In the front of the garage, next to the open garage door would be "well ventilated."

Laundry room with the window open won't make it either.

"Adult beverages" . . . Good idea, but not while you're handling solvents. Technically, even if the gun is disassembled and you're cleaning parts, the "AB's" are a no no. Solvents are toxic, and guns and schnapps just don't mix.

Lay down lots of newspaper, have lots of rags. Wear clothes that you can toss in the washer -- old sweats, jeans.

When you're done toss all the rags, clothes in a washer and run the "pre wash cycle" with a shot of detergent. You want to get the petroleum (Cosmoline) and solvents out of the clothes/rags.

Gather up the papers and burn them. You want to get rid of the petro-fumes.

Also, you want to shower, just to get the stuff off your body. You'll feel better.

DON'T stack oliy rags, solvent soaked rags in a pile or bucket or whatever. They'll generate heat and burst into flame. "Sponaneous Combustion" -- (Second tip from the fireman.)

Lay the gun parts out on newspaper, and let dry in a well ventilated area. Then pick up the papers and burn in a trash burner, fireplace, burn barrel, whatever. You don't want to store solvent soaked papers, rags, etc.

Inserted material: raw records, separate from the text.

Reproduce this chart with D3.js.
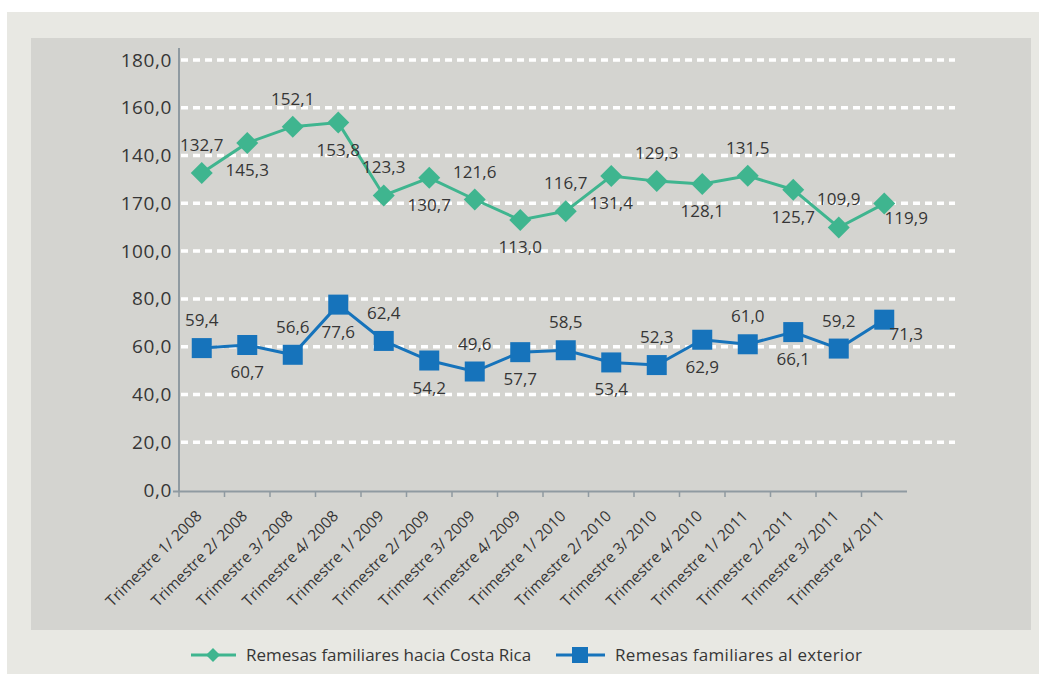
<!DOCTYPE html>
<html>
<head>
<meta charset="utf-8">
<script src="https://cdn.jsdelivr.net/npm/d3@7"></script>
<style>
  html, body { margin: 0; padding: 0; background: #ffffff; }
  svg { display: block; }
  text { font-family: "Open Sans", "Noto Sans", sans-serif; fill: #363636; }
</style>
</head>
<body>
<svg id="chart" width="1039" height="674"></svg>
<script>
const categories = [
  "Trimestre 1/ 2008", "Trimestre 2/ 2008", "Trimestre 3/ 2008", "Trimestre 4/ 2008",
  "Trimestre 1/ 2009", "Trimestre 2/ 2009", "Trimestre 3/ 2009", "Trimestre 4/ 2009",
  "Trimestre 1/ 2010", "Trimestre 2/ 2010", "Trimestre 3/ 2010", "Trimestre 4/ 2010",
  "Trimestre 1/ 2011", "Trimestre 2/ 2011", "Trimestre 3/ 2011", "Trimestre 4/ 2011"
];
const hacia = [132.7, 145.3, 152.1, 153.8, 123.3, 130.7, 121.6, 113.0, 116.7, 131.4, 129.3, 128.1, 131.5, 125.7, 109.9, 119.9];
const exterior = [59.4, 60.7, 56.6, 77.6, 62.4, 54.2, 49.6, 57.7, 58.5, 53.4, 52.3, 62.9, 61.0, 66.1, 59.2, 71.3];
const yTickValues = [0, 20, 40, 60, 80, 100, 120, 140, 160, 180];
const yTickLabels = ["0,0", "20,0", "40,0", "60,0", "80,0", "100,0", "170,0", "140,0", "160,0", "180,0"];
const seriesNames = ["Remesas familiares hacia Costa Rica", "Remesas familiares al exterior"];

const GREEN = "#3fb58f";
const BLUE = "#1673bb";
const AXIS = "#8f9aa1";

const svg = d3.select("#chart");

// backgrounds
svg.append("rect").attr("x", 7).attr("y", 12).attr("width", 1032).attr("height", 662).attr("fill", "#e8e8e3");
svg.append("rect").attr("x", 31).attr("y", 38).attr("width", 1000).attr("height", 592).attr("fill", "#d4d4d0");

const x = d3.scaleBand().domain(categories).range([179, 907]).paddingInner(0).paddingOuter(0);
const y = d3.scaleLinear().domain([0, 180]).range([490, 60]);
const cx = d => x(d) + x.bandwidth() / 2;

// gridlines
svg.append("g").selectAll("line").data(yTickValues.filter(v => v > 0)).join("line")
  .attr("x1", 181).attr("x2", 955)
  .attr("y1", d => y(d)).attr("y2", d => y(d))
  .attr("stroke", "#ffffff").attr("stroke-width", 3.5).attr("stroke-dasharray", "7,5");

// y axis
const yAxis = d3.axisLeft(y).tickValues(yTickValues).tickSize(0).tickPadding(7)
  .tickFormat((d, i) => yTickLabels[i]);
const gy = svg.append("g").attr("transform", "translate(179,0)").call(yAxis);
gy.select(".domain").remove();
gy.selectAll("text").attr("font-size", 19).attr("letter-spacing", 0.6)
  .style("font-family", '"Open Sans", sans-serif').attr("fill", "#333");
svg.append("line").attr("x1", 179).attr("x2", 179).attr("y1", 48).attr("y2", 492)
  .attr("stroke", AXIS).attr("stroke-width", 2);

// x axis
svg.append("line").attr("x1", 173).attr("x2", 907).attr("y1", 491.5).attr("y2", 491.5)
  .attr("stroke", AXIS).attr("stroke-width", 2);
const boundaries = categories.map(c => x(c));
svg.append("g").selectAll("line").data(boundaries).join("line")
  .attr("x1", d => d).attr("x2", d => d).attr("y1", 491).attr("y2", 497)
  .attr("stroke", AXIS).attr("stroke-width", 1.5);

svg.append("g").selectAll("text").data(categories).join("text")
  .attr("transform", d => `translate(${cx(d) + 1},${517}) rotate(-45)`)
  .attr("text-anchor", "end")
  .attr("font-size", 15.5)
  .attr("fill", "#333")
  .text(d => d);

// lines
const line = d3.line().x((d, i) => cx(categories[i])).y(d => y(d));
svg.append("path").datum(hacia).attr("d", line).attr("fill", "none")
  .attr("stroke", GREEN).attr("stroke-width", 3);
svg.append("path").datum(exterior).attr("d", line).attr("fill", "none")
  .attr("stroke", BLUE).attr("stroke-width", 3);

// markers
const diamond = s => `M0,${-s} L${s},0 L0,${s} L${-s},0 Z`;
svg.append("g").selectAll("path").data(hacia).join("path")
  .attr("transform", (d, i) => `translate(${cx(categories[i])},${y(d)})`)
  .attr("d", diamond(11)).attr("fill", GREEN);
svg.append("g").selectAll("rect").data(exterior).join("rect")
  .attr("x", (d, i) => cx(categories[i]) - 10).attr("y", d => y(d) - 10)
  .attr("width", 20).attr("height", 20).attr("fill", BLUE);

// data labels
const fmt = v => v.toFixed(1).replace(".", ",");
function labels(data) {
  svg.append("g").selectAll("text").data(data).join("text")
    .attr("x", (d, i) => cx(categories[i]) + (i === data.length - 1 ? 22 : 0))
    .attr("y", (d, i) => i === data.length - 1 ? y(d) + 20 : (i % 2 === 0 ? y(d) - 22 : y(d) + 33))
    .attr("text-anchor", "middle")
    .attr("font-size", 17)
    .attr("fill", "#3a3a3a")
    .text(d => fmt(d));
}
labels(hacia);
labels(exterior);

// legend
const lg = svg.append("g");
lg.append("line").attr("x1", 191).attr("x2", 236).attr("y1", 655).attr("y2", 655)
  .attr("stroke", GREEN).attr("stroke-width", 3);
lg.append("path").attr("transform", "translate(213,655)").attr("d", diamond(7)).attr("fill", GREEN);
lg.append("text").attr("x", 246).attr("y", 661).attr("font-size", 17).text(seriesNames[0]);
lg.append("line").attr("x1", 556).attr("x2", 605).attr("y1", 655).attr("y2", 655)
  .attr("stroke", BLUE).attr("stroke-width", 3);
lg.append("rect").attr("x", 572).attr("y", 647).attr("width", 16).attr("height", 16).attr("fill", BLUE);
lg.append("text").attr("x", 615).attr("y", 661).attr("font-size", 17).attr("letter-spacing", 0.3).text(seriesNames[1]);
</script>
</body>
</html>
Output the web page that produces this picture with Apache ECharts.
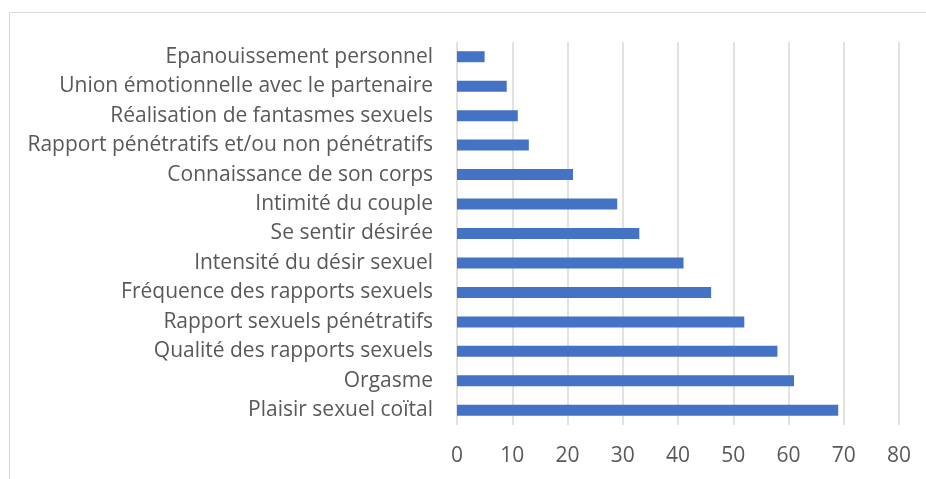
<!DOCTYPE html>
<html>
<head>
<meta charset="utf-8">
<script src="https://cdn.jsdelivr.net/npm/echarts@6/dist/echarts.min.js"></script>
<style>
  html, body { margin: 0; padding: 0; background: #fff; }
  #chart { width: 926px; height: 479px; }
</style>
</head>
<body>
<div id="chart"></div>
<script>
// catégories, de haut en bas
const categories = [
  "Epanouissement personnel",
  "Union émotionnelle avec le partenaire",
  "Réalisation de fantasmes sexuels",
  "Rapport pénétratifs et/ou non pénétratifs",
  "Connaissance de son corps",
  "Intimité du couple",
  "Se sentir désirée",
  "Intensité du désir sexuel",
  "Fréquence des rapports sexuels",
  "Rapport sexuels pénétratifs",
  "Qualité des rapports sexuels",
  "Orgasme",
  "Plaisir sexuel coïtal"
];
const values = [5, 9, 11, 13, 21, 29, 33, 41, 46, 52, 58, 61, 69];
const xTicks = [0, 10, 20, 30, 40, 50, 60, 70, 80];

const chart = echarts.init(document.getElementById('chart'));
chart.setOption({
  animation: false,
  textStyle: { fontFamily: 'Open Sans' },
  graphic: [{
    type: 'rect',
    shape: { x: 9.5, y: 12.5, width: 1000, height: 1000 },
    style: { fill: 'none', stroke: '#d9d9d9', lineWidth: 1 }
  }],
  grid: { left: 457, right: 27, top: 42, bottom: 54, containLabel: false },
  xAxis: {
    type: 'value',
    min: xTicks[0],
    max: xTicks[xTicks.length - 1],
    interval: 10,
    axisLine: { show: false },
    axisTick: { show: false },
    axisLabel: { color: '#595959', fontSize: 21, margin: 21 },
    splitLine: { lineStyle: { color: '#d9d9d9', width: 1.5 } }
  },
  yAxis: {
    type: 'category',
    inverse: true,
    data: categories,
    axisLine: { show: false },
    axisTick: { show: false },
    axisLabel: { color: '#595959', fontSize: 21, margin: 24 }
  },
  series: [{
    type: 'bar',
    data: values,
    barWidth: 11,
    itemStyle: { color: '#4472c4' }
  }]
});
</script>
</body>
</html>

Soap, detergents, dishwasher soap will maybe remove Cosmoline, but a petro-solvent like kerosene, turpentine, will work best. They're flammable (inflammable) and also voilatile (fumes) so take the standard precautions:

No smoking.

No food/drink.

Protective clothing/gloves.

Wash up, dispose of soaked materials.

It's not rocket science, but you'd be amazed at the house fires I've responded to for people who aren't rocket scientists!

Cosmoline eh?

What'dja get??? :mrgreen:

3,633 Posts
Plus 1 to Slamfire. The solvent thing is why I advocate good old soap and hot water. It really works guys. How do you think the importers of surplus rifles clean off thier display models? I think it was Tapco or was it Federal Arms Corp? a while back was running cleaning service (for an extra $20) for gooey guns. The picture of the machine they were using was an industrial dish washer! Of course they made it sound like some super duper special gun cleaner. Nope, it looked just like the dishwashers I have seen when in the Army and in big school cafeterias.

I hope no one got the wromg impression with my "favorite adult beverage". Please note, that I stated sitting back and opening a cold one, AFTER everything gun related was put away.

Discussion Starter · #8 ·
Travis said:
I agree with Slamfire to the whole extent of Adult Beverages..... When you black out you black out. You dont know what your doing. tsk. tsk. ;)
Industrial dishwasher works, but the hot water is hard on wood.

Petro solvents are easy to use, but you need to take precautions about fumes, fire . . . and you don't want to be drinking.

Two issues on the drinking:

The obvious which is that you get hammered and becom dangerous to yourself and other.

But also, that you end up ingesting toxic chemicals. This is the same precaution with reloading -- You're reloading, working with lead, brass, and nitroglycerin. You don't want to eat any of that stuff.

So you don't eat, drink, snack, whatever.

And you really want to strip naked and toss all your stuff in the washing machine, take a shower.

That's your basic "Haz Mat" detox protocol from your local volunter fireman.

I cant begin to tell you how many times I've put diesel in the tractor and then get the fuel in my mouth because I didn't wash up.